I don't fully understand the reasons /why/ OP_HALT is so useful, but, I can confirm that, in my own use case at least, implementing OP_HALT changes the overhead from running with a debugger from 'severe' to 'unnoticeable'.

Unfortunately, Dan's original patch is now 7+ years old, and Seungjae Lee's 5.1.5 version is written against a version of the codebase that's only slightly newer.  I have managed to apply Seungjae Lee's version of OP_HALT to my own modded copy of Lua 5.2, and it appears to work well. 

Well, I just happen to by blindly thrashing at the Lua 5.4 code as we speak. Sean Connor just mentioned on a different thread the need for a true breakpoint.

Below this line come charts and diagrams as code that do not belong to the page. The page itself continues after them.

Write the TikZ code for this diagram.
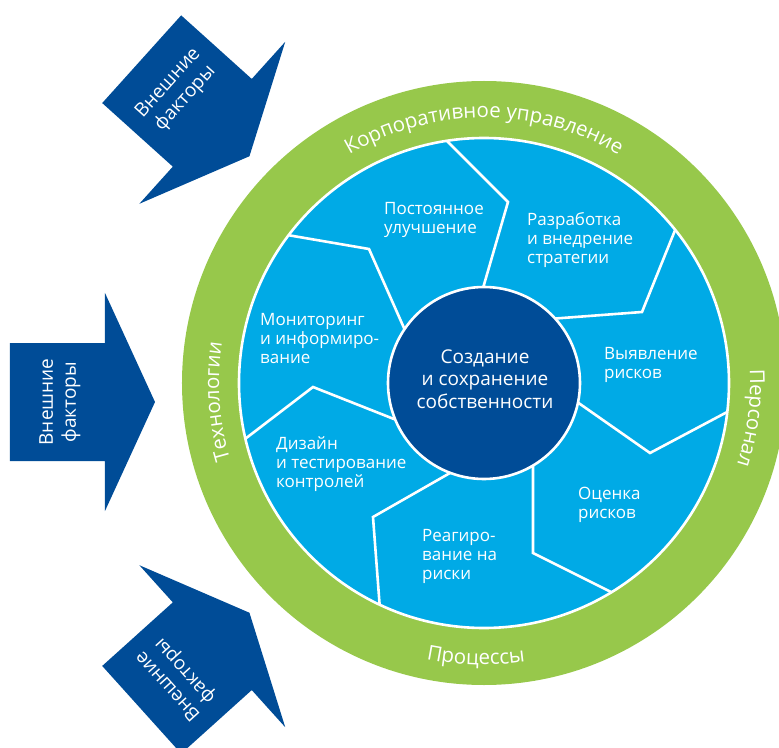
\documentclass[tikz,border=0pt]{standalone}
\usepackage{fontspec}
\setmainfont{Open Sans}
\usetikzlibrary{decorations.text}
\definecolor{ringgreen}{RGB}{151,200,75}
\definecolor{segblue}{RGB}{0,170,230}
\definecolor{darkblue}{RGB}{0,76,151}
\begin{document}
\begin{tikzpicture}[x=1pt,y=1pt,
  seglabel/.style={text=white, font=\fontsize{17}{19}\selectfont, align=left, anchor=west, inner sep=0pt},
  divider/.style={draw=white, line width=2.6pt},
  arrowshape/.style={fill=darkblue},
  arrowlabel/.style={text=white, font=\fontsize{19}{23}\selectfont, align=center, inner sep=0pt},
  ringlabel/.style={decorate, decoration={text along path, text align=center, text color=white, text={|\fontsize{20.5}{24}\selectfont|#1}}}
]
\useasboundingbox (-484,-364) rectangle (295,383);
\coordinate (C) at (0,0);
% rings
\fill[ringgreen] (C) circle (302);
\fill[segblue] (C) circle (245);
\begin{scope}
  \clip (C) circle (245);
  \draw[divider] (-76,46) -- (-115,134) -- (-220,152);
  \draw[divider] (-3,88) -- (24,181) -- (-50,255);
  \draw[divider] (65,64) -- (158,71) -- (198,170);
  \draw[divider] (86,-14) -- (166,-70) -- (262,-19);
  \draw[divider] (49,-76) -- (49,-170) -- (145,-218);
  \draw[divider] (-27,-86) -- (-111,-134) -- (-103,-240);
  \draw[divider] (-80,-40) -- (-171,-4) -- (-256,-69);
\end{scope}
\draw[white, line width=2.6pt] (C) circle (245);
\filldraw[fill=darkblue, draw=white, line width=2.6pt] (C) circle (96);
% segment labels
\node[seglabel] (improve) at (-100,163.5) {Постоянное\\улучшение};
\node[seglabel] (strategy) at (43,142.5) {Разработка\\и внедрение\\стратегии};
\node[seglabel] (identify) at (120,18) {Выявление\\рисков};
\node[seglabel] (assess) at (94,-122) {Оценка\\рисков};
\node[seglabel] (respond) at (-62,-173.5) {Реагиро-\\вание на\\риски};
\node[seglabel] (design) at (-208,-81.5) {Дизайн\\и тестирование\\контролей};
\node[seglabel] (monitor) at (-224,44.5) {Мониторинг\\и информиро-\\вание};
% centre
\node[text=white, font=\fontsize{19}{22.5}\selectfont, align=center, inner sep=0pt] (core) at (1,4) {Создание\\и сохранение\\собственности};
% ring labels
\path[ringlabel={Корпоративное управление}] (150:265) arc[start angle=150, end angle=30, radius=265];
\path[ringlabel={Персонал}] (30:266) arc[start angle=30, end angle=-45, radius=266];
\path[ringlabel={Технологии}] (220:265) arc[start angle=220, end angle=148, radius=265];
\path[ringlabel={Процессы}] (233:282) arc[start angle=233, end angle=303.6, radius=282];
% external factor arrows
\begin{scope}[shift={(-426.5,-19)}]
  \fill[arrowshape] (-47.5,59) -- (47.5,59) -- (47.5,109) -- (97.5,0) -- (47.5,-109) -- (47.5,-59) -- (-47.5,-59) -- cycle;
\end{scope}
\begin{scope}[shift={(-307,292)}, rotate=-42]
  \fill[arrowshape] (-47.5,59) -- (47.5,59) -- (47.5,109) -- (97.5,0) -- (47.5,-109) -- (47.5,-59) -- (-47.5,-59) -- cycle;
\end{scope}
\begin{scope}[shift={(-307,-295)}, rotate=42]
  \fill[arrowshape] (-47.5,59) -- (47.5,59) -- (47.5,109) -- (97.5,0) -- (47.5,-109) -- (47.5,-59) -- (-47.5,-59) -- cycle;
\end{scope}
\node[arrowlabel, rotate=90] (extleft) at (-424,-19) {Внешние\\факторы};
\node[arrowlabel, rotate=48] (exttop) at (-307,292) {Внешние\\факторы};
\node[arrowlabel, rotate=132] (extbottom) at (-307,-295) {Внешние\\факторы};
\end{tikzpicture}
\end{document}
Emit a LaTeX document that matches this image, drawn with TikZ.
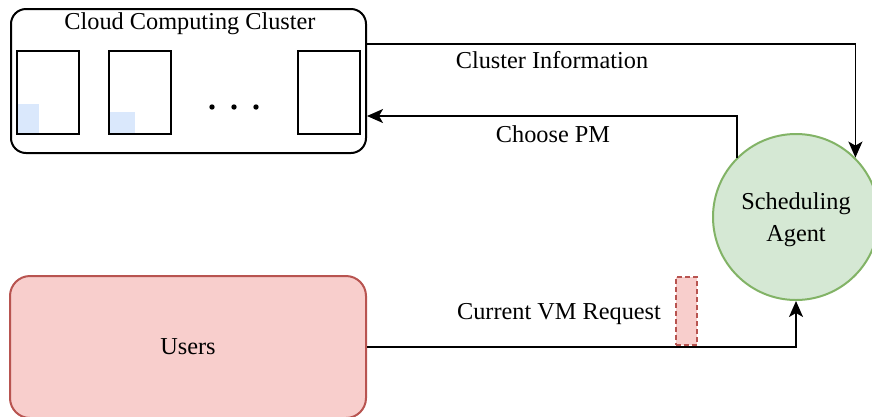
\documentclass[tikz,border=0pt]{standalone}
\usepackage{fontspec}
\setmainfont{Liberation Serif}
\usepackage{tikz}
\usetikzlibrary{arrows.meta, shapes.geometric}
\definecolor{vmblue}{HTML}{DAE8FC}
\definecolor{agentfill}{HTML}{D5E8D4}
\definecolor{agentline}{HTML}{82B366}
\definecolor{userfill}{HTML}{F8CECC}
\definecolor{userline}{HTML}{B85450}
\begin{document}
\begin{tikzpicture}[x=1pt, y=-1pt, font=\fontsize{24.3}{32}\selectfont,
                box/.style={draw, line width=2pt, inner sep=0pt},
                pm/.style={box, minimum width=62pt, minimum height=83pt},
                flow/.style={line width=1.8pt, -{Stealth[length=16pt, width=14pt, inset=4pt]}}]
                \useasboundingbox (0,0) rectangle (872,416);
                % cluster
                \node[box, rounded corners=15pt, minimum width=355pt, minimum height=144pt] (cluster) at (188.5,81) {};
                \node (title) at (190,24) {Cloud Computing Cluster};
                \fill[vmblue] (18,104) rectangle (39,133);
                \fill[vmblue] (110,112) rectangle (135,133);
                \node[pm] (pm1) at (48,92.5) {};
                \node[pm] (pm2) at (140,92.5) {};
                \node[pm] (pm3) at (329,92.5) {};
                \foreach \x in {212,234,256}
                    \fill (\x,107) circle (2.7pt);
                % agent, users, request
                \node[box, circle, fill=agentfill, draw=agentline, minimum size=166pt] (agent) at (796,217) {};
                \node[align=center] (agenttext) at (796,220) {Scheduling\\Agent};
                \node[box, rounded corners=20pt, fill=userfill, draw=userline, minimum width=356pt, minimum height=142pt] (users) at (188,347) {Users};
                \node[box, dashed, dash pattern=on 5pt off 3pt, fill=userfill, draw=userline, minimum width=21pt, minimum height=68pt] (vmreq) at (686,310.5) {};
                % connectors
                \draw[flow] (cluster.east |- 0,44) -| (agent.45);
                \draw[flow] (agent.135) |- (cluster.east |- 0,116);
                \draw[flow] (users.east) -| (agent.south);
                \node (info) at (552,60) {Cluster Information};
                \node (choose) at (553,134) {Choose PM};
                \node (request) at (559,314) {Current VM Request};
            \end{tikzpicture}
\end{document}
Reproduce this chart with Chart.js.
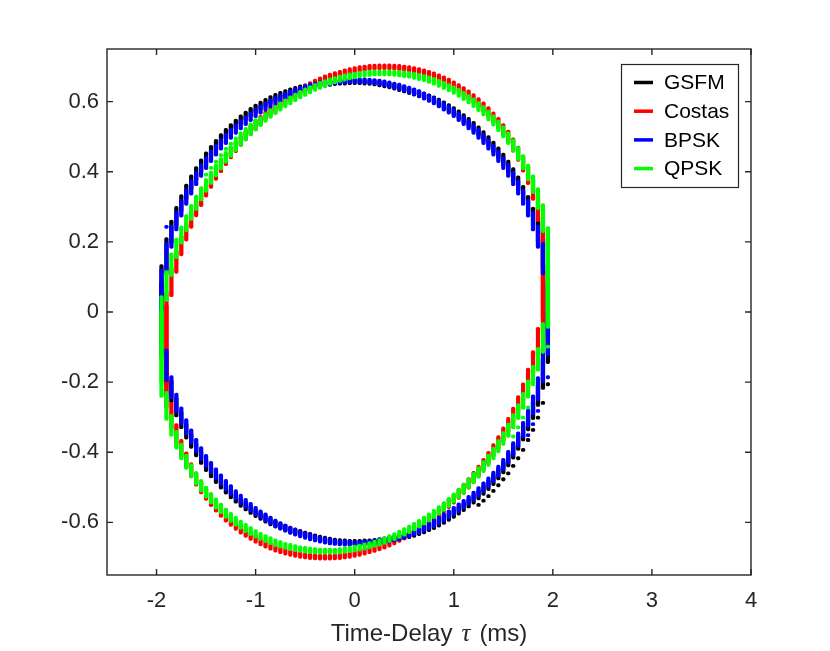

Thanks for the tip!

Russ

 
So, if there's a need for a 5.2 version, interested parties should let me know, and perhaps we can create an official-ish entry for OP_HALT on the power patches page.  (This is not an entirely altruistic suggestion -- I suspect there may be some some quirks with the interaction of OP_HALT and 5.2-era features like GOTOs that could use a bit more investigation.)

Beyond that, I would submit to Roberto et al. that adding something OP_HALT-ish to the official Lua sources might not be a bad idea -- I was shocked by what a difference it makes.